> [INPUT ROWS]:
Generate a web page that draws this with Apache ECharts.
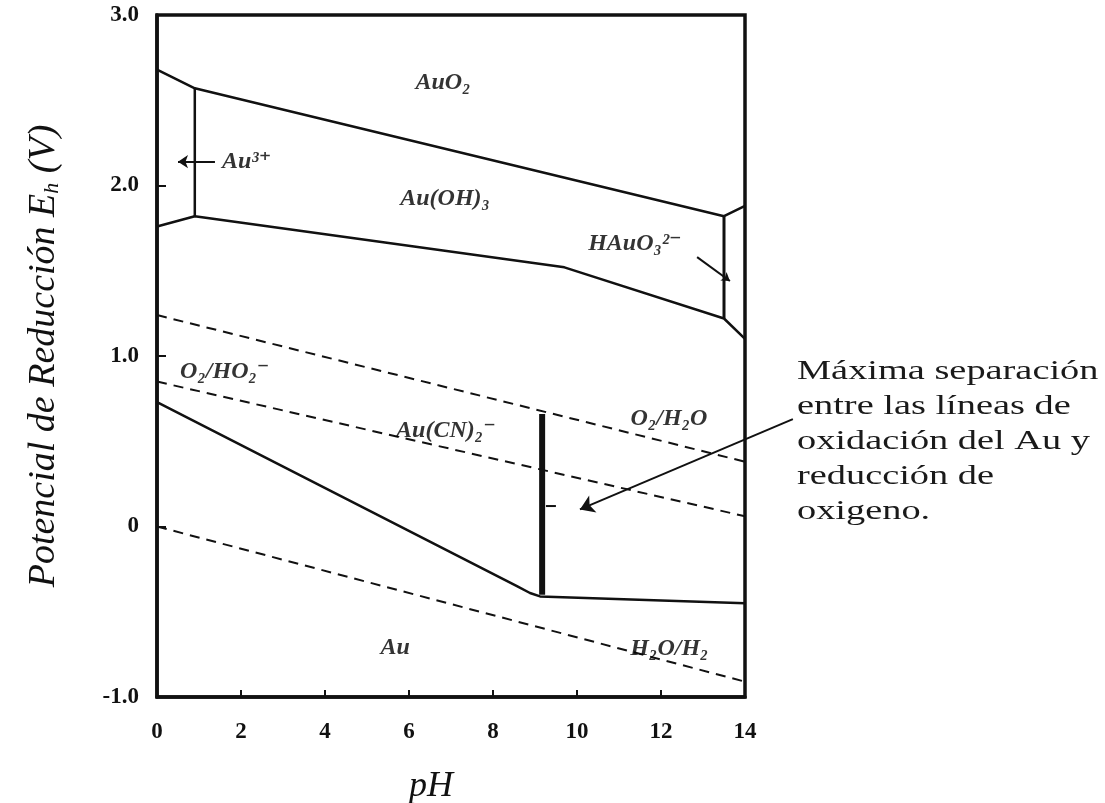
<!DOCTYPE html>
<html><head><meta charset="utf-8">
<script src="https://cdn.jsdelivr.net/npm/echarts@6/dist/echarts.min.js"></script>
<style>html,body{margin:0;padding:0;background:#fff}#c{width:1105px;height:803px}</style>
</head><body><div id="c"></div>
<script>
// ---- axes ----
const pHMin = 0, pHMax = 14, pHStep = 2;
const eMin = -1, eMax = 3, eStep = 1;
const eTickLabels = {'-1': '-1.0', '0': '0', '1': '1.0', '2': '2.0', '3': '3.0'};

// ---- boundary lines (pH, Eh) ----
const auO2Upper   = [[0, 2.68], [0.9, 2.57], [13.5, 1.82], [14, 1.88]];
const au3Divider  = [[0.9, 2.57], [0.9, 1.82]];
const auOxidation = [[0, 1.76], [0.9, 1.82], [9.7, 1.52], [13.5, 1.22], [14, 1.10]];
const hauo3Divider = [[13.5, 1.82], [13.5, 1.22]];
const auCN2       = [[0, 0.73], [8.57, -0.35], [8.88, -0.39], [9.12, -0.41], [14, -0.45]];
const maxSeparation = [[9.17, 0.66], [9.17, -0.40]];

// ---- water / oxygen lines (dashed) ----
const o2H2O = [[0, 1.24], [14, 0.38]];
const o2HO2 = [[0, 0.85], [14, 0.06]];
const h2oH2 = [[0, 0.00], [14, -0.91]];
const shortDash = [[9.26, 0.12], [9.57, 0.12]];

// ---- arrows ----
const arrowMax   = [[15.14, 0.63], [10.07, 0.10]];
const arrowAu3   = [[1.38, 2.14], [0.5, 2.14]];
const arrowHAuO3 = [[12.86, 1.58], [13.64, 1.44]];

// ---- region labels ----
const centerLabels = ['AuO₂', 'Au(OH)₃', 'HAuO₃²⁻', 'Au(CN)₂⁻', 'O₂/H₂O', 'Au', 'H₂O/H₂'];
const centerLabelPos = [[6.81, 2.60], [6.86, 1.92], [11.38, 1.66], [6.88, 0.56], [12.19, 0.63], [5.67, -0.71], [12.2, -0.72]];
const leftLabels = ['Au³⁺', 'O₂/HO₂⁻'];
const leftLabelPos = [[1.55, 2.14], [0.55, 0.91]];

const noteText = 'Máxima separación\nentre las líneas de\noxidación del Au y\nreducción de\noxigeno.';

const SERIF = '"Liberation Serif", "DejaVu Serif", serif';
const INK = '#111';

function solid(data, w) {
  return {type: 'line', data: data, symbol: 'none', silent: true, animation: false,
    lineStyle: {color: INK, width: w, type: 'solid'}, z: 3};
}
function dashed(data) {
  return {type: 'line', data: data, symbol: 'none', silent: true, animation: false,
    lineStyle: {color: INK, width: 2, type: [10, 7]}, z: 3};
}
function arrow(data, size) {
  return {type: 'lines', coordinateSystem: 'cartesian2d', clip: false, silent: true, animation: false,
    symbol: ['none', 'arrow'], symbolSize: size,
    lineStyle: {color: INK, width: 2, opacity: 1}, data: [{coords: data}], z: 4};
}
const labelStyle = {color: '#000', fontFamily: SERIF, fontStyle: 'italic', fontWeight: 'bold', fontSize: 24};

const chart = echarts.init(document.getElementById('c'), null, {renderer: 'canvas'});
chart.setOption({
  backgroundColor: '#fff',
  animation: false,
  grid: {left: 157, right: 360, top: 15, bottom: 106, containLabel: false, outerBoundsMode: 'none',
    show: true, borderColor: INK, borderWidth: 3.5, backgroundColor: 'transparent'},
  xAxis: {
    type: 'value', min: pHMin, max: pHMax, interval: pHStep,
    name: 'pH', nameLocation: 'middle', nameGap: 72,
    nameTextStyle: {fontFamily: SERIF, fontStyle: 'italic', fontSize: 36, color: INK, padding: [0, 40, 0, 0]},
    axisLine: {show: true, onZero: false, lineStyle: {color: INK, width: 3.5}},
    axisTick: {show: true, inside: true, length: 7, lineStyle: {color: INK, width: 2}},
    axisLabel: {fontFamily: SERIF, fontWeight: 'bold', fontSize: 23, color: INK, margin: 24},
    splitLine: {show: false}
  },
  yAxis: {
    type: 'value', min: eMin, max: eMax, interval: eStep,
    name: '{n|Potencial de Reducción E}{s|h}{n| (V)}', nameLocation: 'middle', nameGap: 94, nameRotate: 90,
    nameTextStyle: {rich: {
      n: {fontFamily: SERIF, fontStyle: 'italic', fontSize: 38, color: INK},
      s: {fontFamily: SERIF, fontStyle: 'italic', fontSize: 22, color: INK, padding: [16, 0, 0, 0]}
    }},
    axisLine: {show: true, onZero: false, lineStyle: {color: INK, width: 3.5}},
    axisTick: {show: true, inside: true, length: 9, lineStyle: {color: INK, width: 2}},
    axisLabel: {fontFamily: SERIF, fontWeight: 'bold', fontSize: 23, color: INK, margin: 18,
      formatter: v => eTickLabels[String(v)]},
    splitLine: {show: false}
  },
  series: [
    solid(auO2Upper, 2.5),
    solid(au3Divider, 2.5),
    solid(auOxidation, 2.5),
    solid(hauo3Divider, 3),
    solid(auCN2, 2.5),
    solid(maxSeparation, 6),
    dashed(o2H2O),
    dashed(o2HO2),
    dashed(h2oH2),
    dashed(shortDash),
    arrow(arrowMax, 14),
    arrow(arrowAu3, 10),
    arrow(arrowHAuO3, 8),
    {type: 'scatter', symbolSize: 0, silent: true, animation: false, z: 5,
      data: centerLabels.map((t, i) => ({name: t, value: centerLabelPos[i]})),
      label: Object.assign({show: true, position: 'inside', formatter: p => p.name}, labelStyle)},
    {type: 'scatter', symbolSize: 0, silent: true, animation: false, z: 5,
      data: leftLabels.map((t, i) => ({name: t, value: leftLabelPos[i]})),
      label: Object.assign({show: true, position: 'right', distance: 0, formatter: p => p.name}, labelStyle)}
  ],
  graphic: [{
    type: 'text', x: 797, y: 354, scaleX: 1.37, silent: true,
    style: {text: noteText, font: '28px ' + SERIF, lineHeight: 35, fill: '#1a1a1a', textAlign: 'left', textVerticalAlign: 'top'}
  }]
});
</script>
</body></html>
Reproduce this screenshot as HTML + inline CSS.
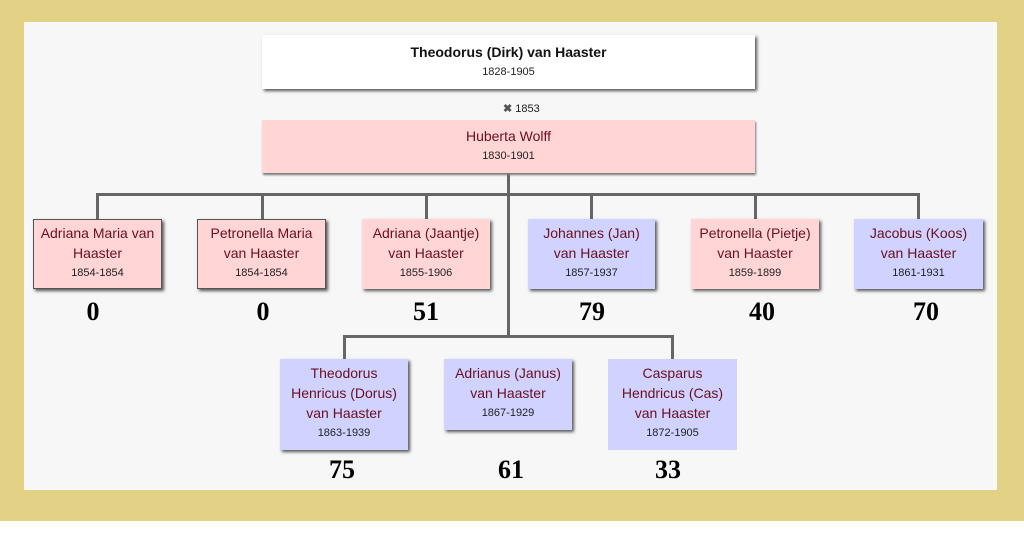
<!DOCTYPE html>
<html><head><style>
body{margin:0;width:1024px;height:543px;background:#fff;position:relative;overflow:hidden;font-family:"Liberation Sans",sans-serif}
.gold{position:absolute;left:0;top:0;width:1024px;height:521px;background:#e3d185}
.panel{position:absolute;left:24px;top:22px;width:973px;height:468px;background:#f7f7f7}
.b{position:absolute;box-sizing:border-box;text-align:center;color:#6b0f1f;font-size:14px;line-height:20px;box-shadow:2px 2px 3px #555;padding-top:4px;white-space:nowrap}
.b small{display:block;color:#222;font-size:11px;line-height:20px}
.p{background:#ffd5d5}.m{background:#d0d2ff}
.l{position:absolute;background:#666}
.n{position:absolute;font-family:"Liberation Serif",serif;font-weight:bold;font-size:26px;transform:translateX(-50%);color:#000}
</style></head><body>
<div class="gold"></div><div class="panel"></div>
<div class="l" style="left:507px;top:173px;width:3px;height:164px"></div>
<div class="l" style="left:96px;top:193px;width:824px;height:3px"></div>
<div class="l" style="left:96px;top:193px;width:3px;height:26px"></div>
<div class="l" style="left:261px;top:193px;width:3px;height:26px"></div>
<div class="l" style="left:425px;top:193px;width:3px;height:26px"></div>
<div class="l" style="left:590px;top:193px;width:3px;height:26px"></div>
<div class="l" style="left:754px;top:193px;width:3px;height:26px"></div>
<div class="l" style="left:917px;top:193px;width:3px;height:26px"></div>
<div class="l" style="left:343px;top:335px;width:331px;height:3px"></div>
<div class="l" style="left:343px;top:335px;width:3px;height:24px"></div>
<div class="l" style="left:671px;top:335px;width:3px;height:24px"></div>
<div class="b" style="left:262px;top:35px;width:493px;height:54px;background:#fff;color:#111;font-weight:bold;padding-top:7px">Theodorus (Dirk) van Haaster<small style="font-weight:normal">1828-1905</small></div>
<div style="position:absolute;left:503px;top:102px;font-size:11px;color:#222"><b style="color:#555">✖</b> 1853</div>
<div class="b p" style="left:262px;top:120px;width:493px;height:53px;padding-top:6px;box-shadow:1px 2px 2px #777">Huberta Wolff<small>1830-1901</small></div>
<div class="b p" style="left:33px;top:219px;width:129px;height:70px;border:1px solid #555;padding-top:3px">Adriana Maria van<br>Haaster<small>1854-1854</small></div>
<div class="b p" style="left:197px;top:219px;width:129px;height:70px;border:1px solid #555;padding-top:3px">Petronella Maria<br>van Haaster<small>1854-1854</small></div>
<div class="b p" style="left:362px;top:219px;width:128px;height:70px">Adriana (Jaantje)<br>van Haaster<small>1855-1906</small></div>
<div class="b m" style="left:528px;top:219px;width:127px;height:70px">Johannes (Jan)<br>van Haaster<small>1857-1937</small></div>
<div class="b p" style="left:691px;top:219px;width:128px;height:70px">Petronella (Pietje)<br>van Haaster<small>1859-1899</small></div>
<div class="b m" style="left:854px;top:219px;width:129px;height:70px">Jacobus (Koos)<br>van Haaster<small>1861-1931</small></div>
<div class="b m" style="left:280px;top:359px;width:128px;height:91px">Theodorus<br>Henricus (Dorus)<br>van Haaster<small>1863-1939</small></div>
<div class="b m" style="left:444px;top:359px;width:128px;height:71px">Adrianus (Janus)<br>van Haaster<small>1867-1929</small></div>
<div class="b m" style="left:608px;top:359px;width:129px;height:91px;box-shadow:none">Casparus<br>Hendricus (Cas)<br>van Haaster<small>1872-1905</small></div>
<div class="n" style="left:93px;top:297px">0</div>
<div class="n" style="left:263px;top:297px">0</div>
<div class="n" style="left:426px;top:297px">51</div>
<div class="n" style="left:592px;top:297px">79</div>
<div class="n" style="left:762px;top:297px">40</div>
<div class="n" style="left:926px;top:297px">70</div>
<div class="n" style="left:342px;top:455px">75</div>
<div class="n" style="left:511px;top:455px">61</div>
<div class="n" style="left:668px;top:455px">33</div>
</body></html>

> [PROBLEM DETAILS]:
Give the number of lines that hold the word "this" in these records, with nothing added.

> [SOLUTION TO THE EXERCISE]:
2